Ils ont tort selon moi, parce qu’il y a des arguments techniques qui justifient le rebasage. Mais quand on le fait, il faut faire extrêmement attention. Quand on interprète les chiffres, il faut au moins pendant un nombre d’années, faire extrêmement attention. Parce que si on utilise les résultats du rebasage, c’est-à-dire l’augmentation systématique de 36% comme une performance, c’est là où ça devient compliqué. Supposons qu’il y a un bien qui n’existait pas en 2008 et on devrait utiliser les prix de 2008, mais comment on fait pour ce bien là. Donc, il doit y avoir des problèmes d’incohérence. Donc, le fait de repousser la base à 2015 n’est pas fondamentalement un problème. Mais quand on le fait, automatiquement, il faut interpréter les chiffres avec prudence. Parce que vous voyez, notre dette par exemple. On était à 56%, on parle maintenant de 60% mais quand on a fait le rebasage, on est descendu à 40%. Si on prend ça et on se dit non, on ne s’endette pas trop, il n’y a pas problème, quand on commence par faire ces genres d’interprétations, c’est là où ça devient extrêmement compliqué. Ou bien on se dit l’ancien gouvernement était à 50% et nous on est à 30%, ça prend en compte ces genres de choses et c’est là ça pose extrêmement de problème. Sinon techniquement, c’est justifié et il fallait le faire à un moment donné, pour éviter les incohérences des chiffres.

Il y a un revenu intermédiaire inferieur et pendant ce temps, les gens ne comprennent pas pourquoi on va régulièrement sur le marché.
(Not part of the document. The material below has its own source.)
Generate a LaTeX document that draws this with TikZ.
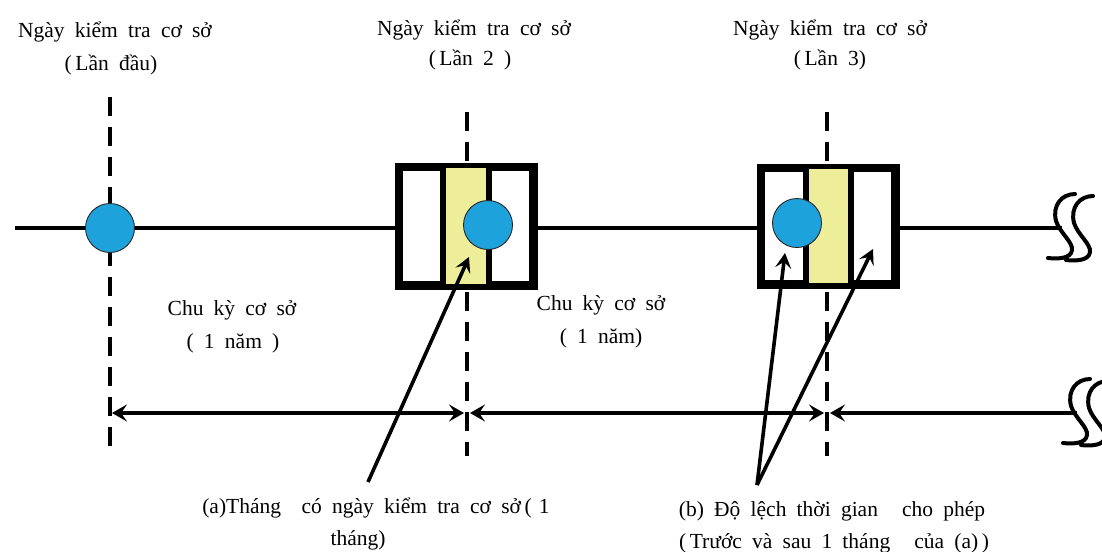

On parle d’emprunt obligataire devenu un peu comme la tasse de thé, est-ce que le reproche aussi à ce niveau est fondé ?

Le financement de l’Etat, ça c’est un autre problème. Parce qu’il y a le fait qu’on doit collecter les impôts. Mais les impôts ne viennent pas à temps pour les dépenses. Avant que les impôts ne viennent, il faut avoir de l’argent. Donc, le gouvernement va sur le marché financier pour pouvoir prendre de l’argent. Maintenant, je ne veux pas dire qu’il n’y a pas d’emprunts supplémentaires qui font que la dette augmente d’année en année. Mais aller sur le marché des emprunts obligataires ou des bons de trésor, ce n’est pas automatiquement un gros problème. Il faut aller au fond et analyser pour dire, est-ce que notre part d’endettement est bon ou pas. Mais, ça c’est tout une autre question.

Avant de vous laisser partir, est-ce qu’il y a des opportunités qui s’offrent au Bénin quand on a ce genre de performance ?

Quand j’ai vu sur le site, on est toujours dans l’Association internationale de développement. On peut bénéficier de prêts concessionnels, des dons. Mais au fur et à mesure que vous progressez, on dit que vous êtes riches comme nous. Donc, vous n’avez plus besoin des faveurs dont les autres ont besoin. Faisons entre nous. C’est un peu ça. On est au début, donc ça n’aura pas vraiment beaucoup d’influences.